## start Input

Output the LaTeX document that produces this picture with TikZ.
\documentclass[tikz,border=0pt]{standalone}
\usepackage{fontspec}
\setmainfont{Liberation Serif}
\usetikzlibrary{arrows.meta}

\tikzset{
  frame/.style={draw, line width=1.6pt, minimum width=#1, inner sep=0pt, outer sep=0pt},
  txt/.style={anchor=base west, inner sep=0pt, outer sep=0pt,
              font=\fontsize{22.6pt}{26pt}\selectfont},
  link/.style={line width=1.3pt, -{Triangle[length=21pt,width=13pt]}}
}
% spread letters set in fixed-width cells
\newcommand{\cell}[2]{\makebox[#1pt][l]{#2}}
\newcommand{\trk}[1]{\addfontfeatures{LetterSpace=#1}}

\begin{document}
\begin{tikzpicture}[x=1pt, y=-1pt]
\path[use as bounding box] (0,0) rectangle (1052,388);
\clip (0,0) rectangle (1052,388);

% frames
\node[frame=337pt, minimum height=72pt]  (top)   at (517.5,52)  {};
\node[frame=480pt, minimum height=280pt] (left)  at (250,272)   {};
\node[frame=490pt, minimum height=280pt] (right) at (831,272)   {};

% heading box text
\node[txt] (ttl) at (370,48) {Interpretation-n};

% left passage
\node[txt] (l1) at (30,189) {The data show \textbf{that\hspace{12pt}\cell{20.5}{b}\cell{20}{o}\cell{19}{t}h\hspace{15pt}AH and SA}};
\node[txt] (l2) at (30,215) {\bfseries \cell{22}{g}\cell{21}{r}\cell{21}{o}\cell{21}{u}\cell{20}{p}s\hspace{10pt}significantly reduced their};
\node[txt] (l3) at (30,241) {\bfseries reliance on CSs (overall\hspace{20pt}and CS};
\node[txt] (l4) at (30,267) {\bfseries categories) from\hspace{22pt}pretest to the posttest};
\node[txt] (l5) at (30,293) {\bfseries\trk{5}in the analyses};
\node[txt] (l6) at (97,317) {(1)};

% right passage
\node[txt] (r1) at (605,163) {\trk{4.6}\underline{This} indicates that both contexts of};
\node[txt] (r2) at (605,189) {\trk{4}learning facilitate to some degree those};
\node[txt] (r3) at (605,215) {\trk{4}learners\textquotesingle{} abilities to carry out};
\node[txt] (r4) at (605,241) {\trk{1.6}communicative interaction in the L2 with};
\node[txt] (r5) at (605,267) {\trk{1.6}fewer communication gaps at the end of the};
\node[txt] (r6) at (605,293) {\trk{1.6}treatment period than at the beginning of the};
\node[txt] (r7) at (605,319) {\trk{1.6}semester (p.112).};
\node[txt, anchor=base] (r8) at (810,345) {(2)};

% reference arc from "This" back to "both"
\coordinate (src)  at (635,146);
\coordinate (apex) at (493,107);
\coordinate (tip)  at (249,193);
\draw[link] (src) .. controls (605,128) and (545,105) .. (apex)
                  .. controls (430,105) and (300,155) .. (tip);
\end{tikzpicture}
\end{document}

## end Input
## start Input

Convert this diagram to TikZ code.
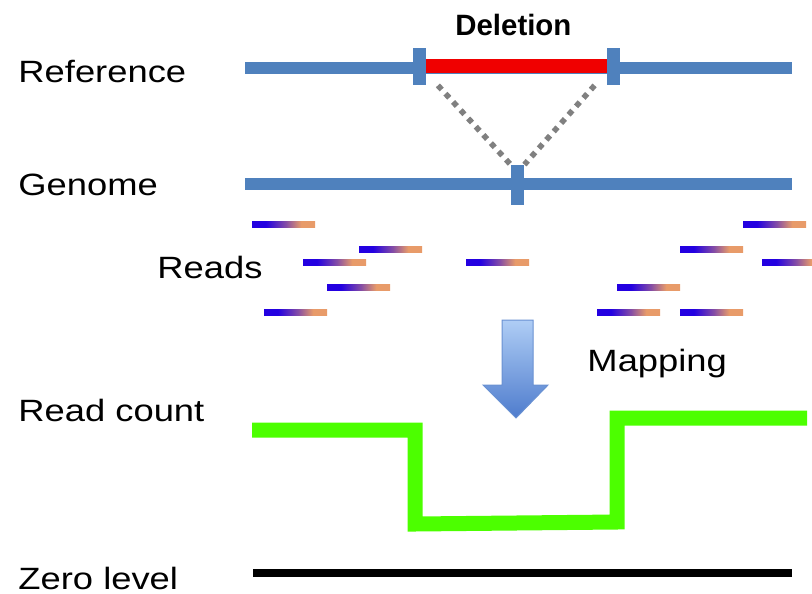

## end Input
## start Input

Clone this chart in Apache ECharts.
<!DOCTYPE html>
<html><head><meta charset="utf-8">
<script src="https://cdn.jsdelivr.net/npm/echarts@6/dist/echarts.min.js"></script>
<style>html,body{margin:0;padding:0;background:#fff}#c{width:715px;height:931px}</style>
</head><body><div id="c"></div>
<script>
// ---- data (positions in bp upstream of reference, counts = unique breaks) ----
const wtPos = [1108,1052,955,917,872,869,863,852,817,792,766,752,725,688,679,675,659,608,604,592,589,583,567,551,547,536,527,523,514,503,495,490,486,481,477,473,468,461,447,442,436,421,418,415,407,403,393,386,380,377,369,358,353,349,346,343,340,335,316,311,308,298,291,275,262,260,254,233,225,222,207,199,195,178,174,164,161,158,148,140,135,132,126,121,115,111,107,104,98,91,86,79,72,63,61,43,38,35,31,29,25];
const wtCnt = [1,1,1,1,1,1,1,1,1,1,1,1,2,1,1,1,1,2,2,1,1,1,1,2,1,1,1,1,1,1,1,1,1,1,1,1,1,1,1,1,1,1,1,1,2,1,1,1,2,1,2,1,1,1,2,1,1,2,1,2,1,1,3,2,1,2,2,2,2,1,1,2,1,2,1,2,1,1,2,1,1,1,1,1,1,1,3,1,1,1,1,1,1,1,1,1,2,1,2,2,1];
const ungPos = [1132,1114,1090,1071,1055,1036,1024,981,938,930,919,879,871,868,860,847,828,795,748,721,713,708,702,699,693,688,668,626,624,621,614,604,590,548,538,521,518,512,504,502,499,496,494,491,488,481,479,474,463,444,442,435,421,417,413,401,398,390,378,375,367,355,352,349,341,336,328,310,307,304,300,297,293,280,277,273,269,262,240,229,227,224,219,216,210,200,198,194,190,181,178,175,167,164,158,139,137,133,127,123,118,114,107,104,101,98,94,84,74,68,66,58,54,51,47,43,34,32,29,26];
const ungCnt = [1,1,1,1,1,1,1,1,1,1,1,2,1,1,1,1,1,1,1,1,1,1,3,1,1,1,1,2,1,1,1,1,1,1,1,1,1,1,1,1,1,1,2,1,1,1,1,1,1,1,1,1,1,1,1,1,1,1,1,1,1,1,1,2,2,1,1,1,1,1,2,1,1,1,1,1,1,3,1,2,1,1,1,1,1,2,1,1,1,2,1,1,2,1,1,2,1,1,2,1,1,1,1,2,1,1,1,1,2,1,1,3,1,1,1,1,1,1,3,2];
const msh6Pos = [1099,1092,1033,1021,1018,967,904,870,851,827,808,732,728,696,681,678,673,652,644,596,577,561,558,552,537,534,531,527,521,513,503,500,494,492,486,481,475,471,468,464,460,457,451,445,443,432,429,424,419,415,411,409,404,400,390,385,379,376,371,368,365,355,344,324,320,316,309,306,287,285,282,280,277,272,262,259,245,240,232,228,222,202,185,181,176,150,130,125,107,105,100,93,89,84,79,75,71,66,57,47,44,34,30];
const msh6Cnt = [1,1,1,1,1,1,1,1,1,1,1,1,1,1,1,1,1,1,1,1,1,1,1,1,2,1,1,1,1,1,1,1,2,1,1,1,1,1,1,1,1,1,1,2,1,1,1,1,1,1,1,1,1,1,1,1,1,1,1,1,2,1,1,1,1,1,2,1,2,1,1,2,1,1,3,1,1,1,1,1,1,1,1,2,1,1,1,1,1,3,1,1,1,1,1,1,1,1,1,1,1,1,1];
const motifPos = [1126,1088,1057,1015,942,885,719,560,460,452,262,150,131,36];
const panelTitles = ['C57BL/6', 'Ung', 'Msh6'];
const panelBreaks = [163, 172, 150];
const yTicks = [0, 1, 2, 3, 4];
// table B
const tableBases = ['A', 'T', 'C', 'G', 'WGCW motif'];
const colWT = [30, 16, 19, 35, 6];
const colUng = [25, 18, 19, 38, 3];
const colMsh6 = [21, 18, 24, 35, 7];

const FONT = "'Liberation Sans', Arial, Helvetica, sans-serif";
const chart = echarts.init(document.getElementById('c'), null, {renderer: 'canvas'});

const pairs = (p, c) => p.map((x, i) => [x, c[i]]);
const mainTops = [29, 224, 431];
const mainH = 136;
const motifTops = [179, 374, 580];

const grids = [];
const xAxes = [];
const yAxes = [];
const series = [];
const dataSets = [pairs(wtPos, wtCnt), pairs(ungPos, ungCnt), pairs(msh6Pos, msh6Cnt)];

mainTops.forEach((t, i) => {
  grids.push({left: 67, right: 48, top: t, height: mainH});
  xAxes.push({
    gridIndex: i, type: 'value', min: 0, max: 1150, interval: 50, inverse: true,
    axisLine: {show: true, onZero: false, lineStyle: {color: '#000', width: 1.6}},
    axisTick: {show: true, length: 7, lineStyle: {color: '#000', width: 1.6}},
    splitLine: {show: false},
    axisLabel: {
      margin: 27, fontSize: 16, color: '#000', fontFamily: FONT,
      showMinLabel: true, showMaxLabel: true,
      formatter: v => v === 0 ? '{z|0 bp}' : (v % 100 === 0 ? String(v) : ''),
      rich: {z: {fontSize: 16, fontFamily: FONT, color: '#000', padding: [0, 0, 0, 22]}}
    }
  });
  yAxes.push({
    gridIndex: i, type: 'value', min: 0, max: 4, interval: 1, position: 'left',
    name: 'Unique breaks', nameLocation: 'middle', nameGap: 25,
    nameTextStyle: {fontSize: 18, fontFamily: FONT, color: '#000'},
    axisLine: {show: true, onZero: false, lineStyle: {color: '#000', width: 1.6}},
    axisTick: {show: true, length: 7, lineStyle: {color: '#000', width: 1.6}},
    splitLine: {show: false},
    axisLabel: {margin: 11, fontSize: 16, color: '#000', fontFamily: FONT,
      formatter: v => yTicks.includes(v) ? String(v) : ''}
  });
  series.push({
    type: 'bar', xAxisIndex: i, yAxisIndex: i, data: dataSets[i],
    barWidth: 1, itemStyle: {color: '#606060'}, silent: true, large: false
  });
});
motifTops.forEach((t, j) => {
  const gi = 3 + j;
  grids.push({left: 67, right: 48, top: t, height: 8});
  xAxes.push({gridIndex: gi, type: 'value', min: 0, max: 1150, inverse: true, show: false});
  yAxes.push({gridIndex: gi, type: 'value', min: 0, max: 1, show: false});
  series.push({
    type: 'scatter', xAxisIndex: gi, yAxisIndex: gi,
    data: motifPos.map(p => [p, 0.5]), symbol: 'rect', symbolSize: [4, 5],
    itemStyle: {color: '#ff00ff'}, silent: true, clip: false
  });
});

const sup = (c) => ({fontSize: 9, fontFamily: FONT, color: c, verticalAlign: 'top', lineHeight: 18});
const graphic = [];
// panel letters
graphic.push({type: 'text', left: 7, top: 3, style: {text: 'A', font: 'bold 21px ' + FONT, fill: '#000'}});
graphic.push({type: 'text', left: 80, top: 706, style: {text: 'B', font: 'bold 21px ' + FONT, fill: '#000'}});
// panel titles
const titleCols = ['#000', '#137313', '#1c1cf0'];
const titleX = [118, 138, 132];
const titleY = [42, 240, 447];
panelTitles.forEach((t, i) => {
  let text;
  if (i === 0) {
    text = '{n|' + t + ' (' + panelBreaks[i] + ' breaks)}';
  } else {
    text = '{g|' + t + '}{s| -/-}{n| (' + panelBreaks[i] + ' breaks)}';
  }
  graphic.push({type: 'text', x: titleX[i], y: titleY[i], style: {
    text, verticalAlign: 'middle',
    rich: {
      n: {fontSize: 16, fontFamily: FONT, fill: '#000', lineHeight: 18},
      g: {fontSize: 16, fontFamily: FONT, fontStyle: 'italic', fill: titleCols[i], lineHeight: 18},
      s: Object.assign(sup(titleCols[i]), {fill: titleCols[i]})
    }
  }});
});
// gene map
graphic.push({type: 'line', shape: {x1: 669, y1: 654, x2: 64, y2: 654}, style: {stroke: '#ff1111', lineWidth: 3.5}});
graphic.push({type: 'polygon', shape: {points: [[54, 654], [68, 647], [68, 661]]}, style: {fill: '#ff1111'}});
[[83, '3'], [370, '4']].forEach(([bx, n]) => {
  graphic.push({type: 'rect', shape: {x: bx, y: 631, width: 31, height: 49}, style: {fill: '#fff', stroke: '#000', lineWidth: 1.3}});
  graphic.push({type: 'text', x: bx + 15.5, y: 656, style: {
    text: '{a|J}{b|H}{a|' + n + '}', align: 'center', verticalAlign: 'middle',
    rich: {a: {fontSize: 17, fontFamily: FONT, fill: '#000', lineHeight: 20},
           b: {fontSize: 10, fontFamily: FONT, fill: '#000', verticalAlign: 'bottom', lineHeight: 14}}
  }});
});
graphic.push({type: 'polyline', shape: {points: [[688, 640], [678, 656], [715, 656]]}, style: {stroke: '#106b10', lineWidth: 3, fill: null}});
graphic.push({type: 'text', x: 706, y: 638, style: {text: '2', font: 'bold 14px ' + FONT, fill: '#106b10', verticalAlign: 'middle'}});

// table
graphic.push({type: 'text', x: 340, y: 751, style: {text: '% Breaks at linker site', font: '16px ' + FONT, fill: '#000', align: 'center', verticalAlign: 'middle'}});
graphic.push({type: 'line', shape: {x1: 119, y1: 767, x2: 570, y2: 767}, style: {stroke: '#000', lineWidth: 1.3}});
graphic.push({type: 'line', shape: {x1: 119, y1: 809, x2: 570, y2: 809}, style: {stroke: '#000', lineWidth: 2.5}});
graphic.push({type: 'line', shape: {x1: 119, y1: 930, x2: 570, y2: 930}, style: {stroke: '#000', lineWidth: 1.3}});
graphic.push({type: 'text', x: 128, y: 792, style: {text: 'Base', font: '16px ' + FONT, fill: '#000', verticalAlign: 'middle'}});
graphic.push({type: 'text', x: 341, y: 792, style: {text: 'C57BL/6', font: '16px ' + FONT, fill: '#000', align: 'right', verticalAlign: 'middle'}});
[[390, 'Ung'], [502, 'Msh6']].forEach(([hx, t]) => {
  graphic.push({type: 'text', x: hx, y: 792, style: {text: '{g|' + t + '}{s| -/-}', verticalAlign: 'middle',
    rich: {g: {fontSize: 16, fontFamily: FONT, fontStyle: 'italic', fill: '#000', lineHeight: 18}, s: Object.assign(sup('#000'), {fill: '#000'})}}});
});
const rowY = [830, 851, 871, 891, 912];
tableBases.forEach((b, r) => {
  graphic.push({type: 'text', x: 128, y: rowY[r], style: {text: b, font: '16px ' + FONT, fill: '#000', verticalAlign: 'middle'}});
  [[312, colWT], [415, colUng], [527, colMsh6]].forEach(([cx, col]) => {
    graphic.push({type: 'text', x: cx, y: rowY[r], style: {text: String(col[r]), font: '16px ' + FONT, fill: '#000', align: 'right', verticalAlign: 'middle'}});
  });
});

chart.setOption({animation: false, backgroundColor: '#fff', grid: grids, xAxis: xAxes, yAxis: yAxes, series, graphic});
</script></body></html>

## end Input

Above are some lines. Repeat exactly, and only, those from the line that has "Output the LaTeX" through the line that has "(l6) at (97,317)".

Result —
Output the LaTeX document that produces this picture with TikZ.
\documentclass[tikz,border=0pt]{standalone}
\usepackage{fontspec}
\setmainfont{Liberation Serif}
\usetikzlibrary{arrows.meta}

\tikzset{
  frame/.style={draw, line width=1.6pt, minimum width=#1, inner sep=0pt, outer sep=0pt},
  txt/.style={anchor=base west, inner sep=0pt, outer sep=0pt,
              font=\fontsize{22.6pt}{26pt}\selectfont},
  link/.style={line width=1.3pt, -{Triangle[length=21pt,width=13pt]}}
}
% spread letters set in fixed-width cells
\newcommand{\cell}[2]{\makebox[#1pt][l]{#2}}
\newcommand{\trk}[1]{\addfontfeatures{LetterSpace=#1}}

\begin{document}
\begin{tikzpicture}[x=1pt, y=-1pt]
\path[use as bounding box] (0,0) rectangle (1052,388);
\clip (0,0) rectangle (1052,388);

% frames
\node[frame=337pt, minimum height=72pt]  (top)   at (517.5,52)  {};
\node[frame=480pt, minimum height=280pt] (left)  at (250,272)   {};
\node[frame=490pt, minimum height=280pt] (right) at (831,272)   {};

% heading box text
\node[txt] (ttl) at (370,48) {Interpretation-n};

% left passage
\node[txt] (l1) at (30,189) {The data show \textbf{that\hspace{12pt}\cell{20.5}{b}\cell{20}{o}\cell{19}{t}h\hspace{15pt}AH and SA}};
\node[txt] (l2) at (30,215) {\bfseries \cell{22}{g}\cell{21}{r}\cell{21}{o}\cell{21}{u}\cell{20}{p}s\hspace{10pt}significantly reduced their};
\node[txt] (l3) at (30,241) {\bfseries reliance on CSs (overall\hspace{20pt}and CS};
\node[txt] (l4) at (30,267) {\bfseries categories) from\hspace{22pt}pretest to the posttest};
\node[txt] (l5) at (30,293) {\bfseries\trk{5}in the analyses};
\node[txt] (l6) at (97,317) {(1)};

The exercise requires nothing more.